» **WRITTEN PROBLEM**
Extract, in full, the lines below, beginning at the first and ending with the line that contains "(hub) at (917,491)". Pictures do not belong in the copy.
++++ PROVIDED MATERIAL
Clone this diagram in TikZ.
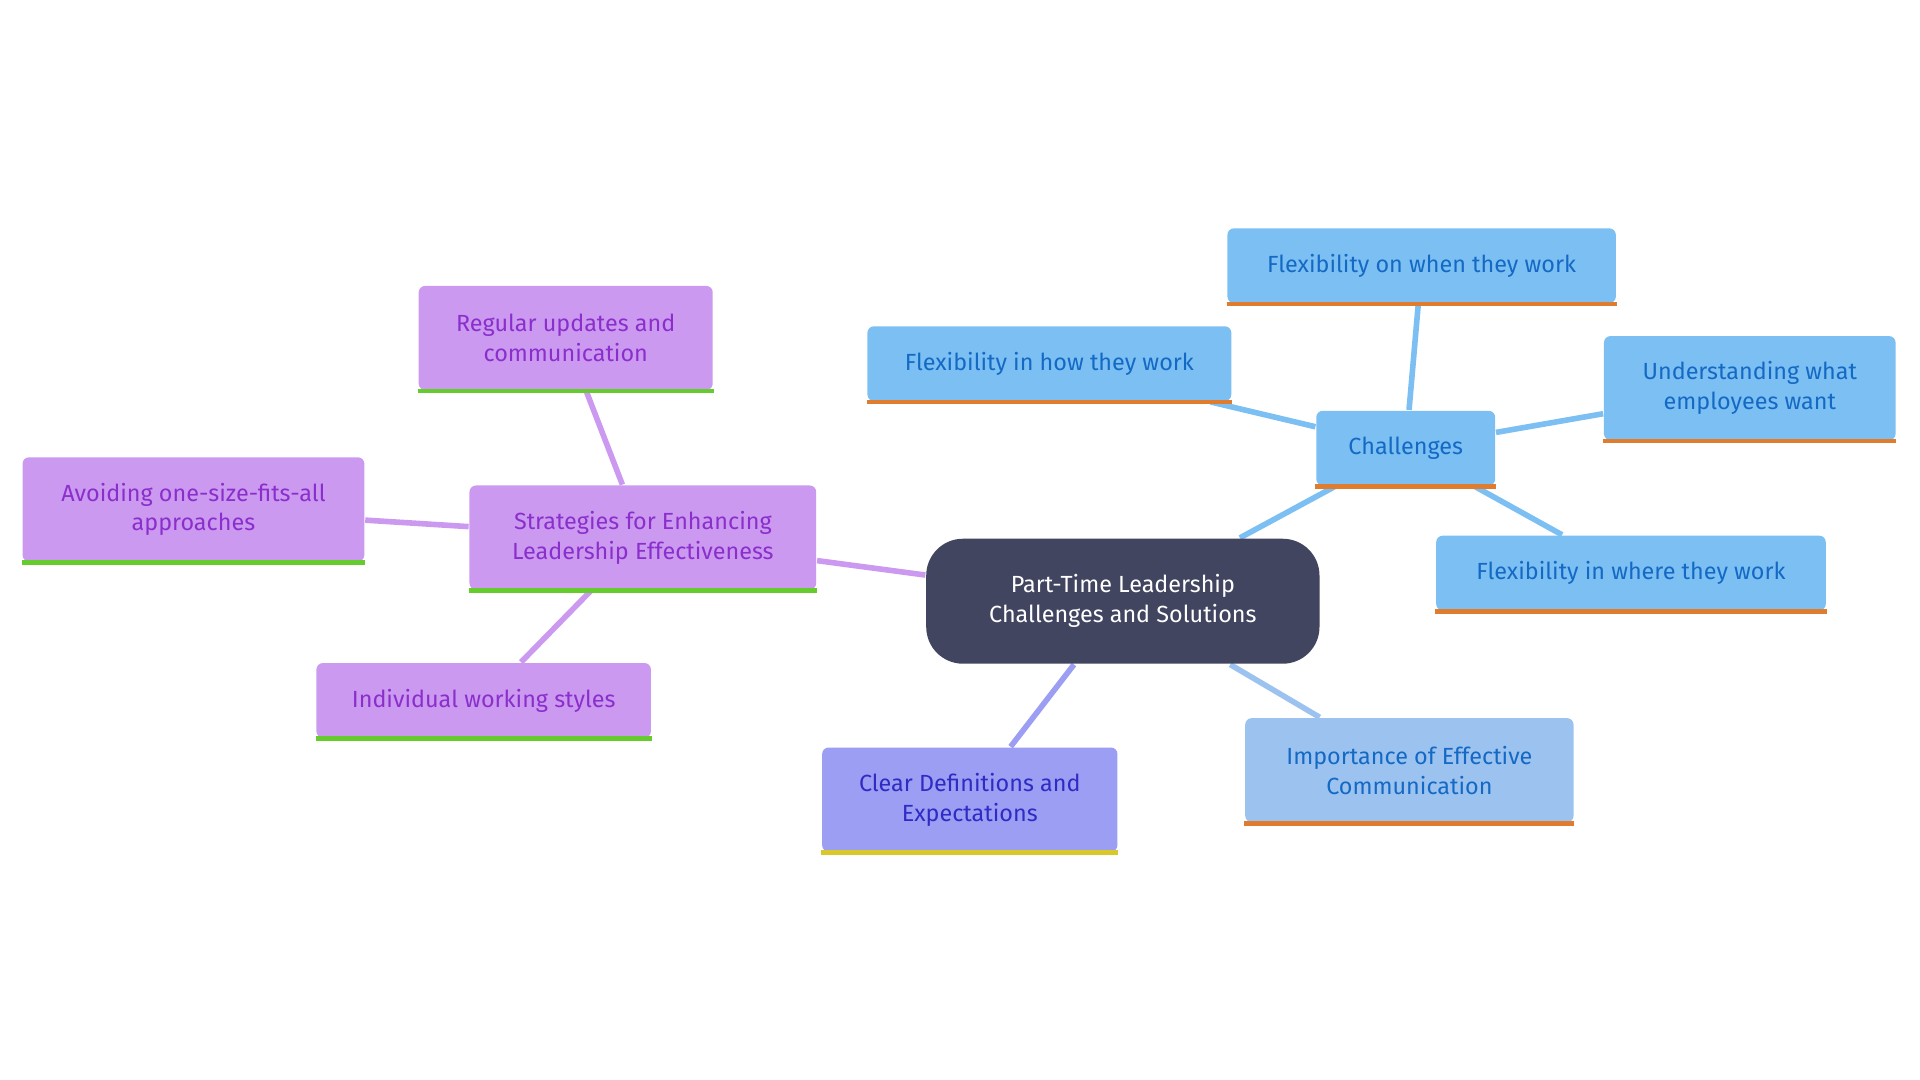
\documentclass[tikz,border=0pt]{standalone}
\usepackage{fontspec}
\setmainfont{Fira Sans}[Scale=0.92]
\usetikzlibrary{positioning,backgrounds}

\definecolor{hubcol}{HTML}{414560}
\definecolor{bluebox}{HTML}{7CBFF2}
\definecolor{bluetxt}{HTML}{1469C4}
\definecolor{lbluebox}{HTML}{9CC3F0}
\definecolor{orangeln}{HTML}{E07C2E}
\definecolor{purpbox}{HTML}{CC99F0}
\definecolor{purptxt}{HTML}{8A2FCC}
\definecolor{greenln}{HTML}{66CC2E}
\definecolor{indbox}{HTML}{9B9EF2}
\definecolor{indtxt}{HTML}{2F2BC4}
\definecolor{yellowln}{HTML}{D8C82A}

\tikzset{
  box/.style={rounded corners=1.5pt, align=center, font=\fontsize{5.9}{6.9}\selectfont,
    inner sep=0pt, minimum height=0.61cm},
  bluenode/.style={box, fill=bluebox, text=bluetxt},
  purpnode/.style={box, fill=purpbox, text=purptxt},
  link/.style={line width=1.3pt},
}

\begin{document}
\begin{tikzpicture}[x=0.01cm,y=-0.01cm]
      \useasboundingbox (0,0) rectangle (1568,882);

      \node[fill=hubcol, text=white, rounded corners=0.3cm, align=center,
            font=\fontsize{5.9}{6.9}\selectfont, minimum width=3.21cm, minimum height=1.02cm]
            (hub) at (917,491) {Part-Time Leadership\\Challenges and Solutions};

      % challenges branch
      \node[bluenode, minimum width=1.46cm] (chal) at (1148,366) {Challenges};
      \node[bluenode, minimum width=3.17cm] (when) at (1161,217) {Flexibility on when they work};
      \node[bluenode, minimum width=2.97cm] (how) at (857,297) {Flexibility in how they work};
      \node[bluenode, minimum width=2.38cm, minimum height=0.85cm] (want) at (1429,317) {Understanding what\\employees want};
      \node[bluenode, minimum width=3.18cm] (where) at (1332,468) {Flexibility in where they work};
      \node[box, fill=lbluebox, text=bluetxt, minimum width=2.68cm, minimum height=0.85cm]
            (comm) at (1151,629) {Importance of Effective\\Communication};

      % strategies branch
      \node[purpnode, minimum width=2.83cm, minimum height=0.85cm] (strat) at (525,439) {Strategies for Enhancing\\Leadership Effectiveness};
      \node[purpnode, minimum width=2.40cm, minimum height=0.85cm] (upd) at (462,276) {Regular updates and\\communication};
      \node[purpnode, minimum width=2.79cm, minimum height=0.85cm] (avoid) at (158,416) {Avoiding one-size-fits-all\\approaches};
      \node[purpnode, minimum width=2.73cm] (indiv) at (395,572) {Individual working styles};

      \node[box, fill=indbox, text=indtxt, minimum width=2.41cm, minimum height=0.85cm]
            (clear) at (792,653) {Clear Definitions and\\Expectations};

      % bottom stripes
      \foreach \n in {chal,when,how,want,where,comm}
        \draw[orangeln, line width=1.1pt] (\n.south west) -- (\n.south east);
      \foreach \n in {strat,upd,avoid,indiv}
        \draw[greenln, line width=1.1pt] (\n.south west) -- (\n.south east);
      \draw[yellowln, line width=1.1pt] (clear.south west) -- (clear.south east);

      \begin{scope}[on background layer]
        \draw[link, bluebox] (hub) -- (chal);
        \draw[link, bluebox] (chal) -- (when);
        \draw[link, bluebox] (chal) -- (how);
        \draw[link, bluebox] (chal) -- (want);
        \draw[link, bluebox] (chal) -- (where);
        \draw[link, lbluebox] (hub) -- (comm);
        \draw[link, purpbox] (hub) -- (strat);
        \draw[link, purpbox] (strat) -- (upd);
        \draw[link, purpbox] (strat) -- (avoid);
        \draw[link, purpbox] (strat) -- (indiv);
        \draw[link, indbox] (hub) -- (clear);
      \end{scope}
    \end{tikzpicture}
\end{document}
++++++++
» **RESPONSE TO THIS TASK**
Clone this diagram in TikZ.
\documentclass[tikz,border=0pt]{standalone}
\usepackage{fontspec}
\setmainfont{Fira Sans}[Scale=0.92]
\usetikzlibrary{positioning,backgrounds}

\definecolor{hubcol}{HTML}{414560}
\definecolor{bluebox}{HTML}{7CBFF2}
\definecolor{bluetxt}{HTML}{1469C4}
\definecolor{lbluebox}{HTML}{9CC3F0}
\definecolor{orangeln}{HTML}{E07C2E}
\definecolor{purpbox}{HTML}{CC99F0}
\definecolor{purptxt}{HTML}{8A2FCC}
\definecolor{greenln}{HTML}{66CC2E}
\definecolor{indbox}{HTML}{9B9EF2}
\definecolor{indtxt}{HTML}{2F2BC4}
\definecolor{yellowln}{HTML}{D8C82A}

\tikzset{
  box/.style={rounded corners=1.5pt, align=center, font=\fontsize{5.9}{6.9}\selectfont,
    inner sep=0pt, minimum height=0.61cm},
  bluenode/.style={box, fill=bluebox, text=bluetxt},
  purpnode/.style={box, fill=purpbox, text=purptxt},
  link/.style={line width=1.3pt},
}

\begin{document}
\begin{tikzpicture}[x=0.01cm,y=-0.01cm]
      \useasboundingbox (0,0) rectangle (1568,882);

      \node[fill=hubcol, text=white, rounded corners=0.3cm, align=center,
            font=\fontsize{5.9}{6.9}\selectfont, minimum width=3.21cm, minimum height=1.02cm]
            (hub) at (917,491) {Part-Time Leadership\\Challenges and Solutions};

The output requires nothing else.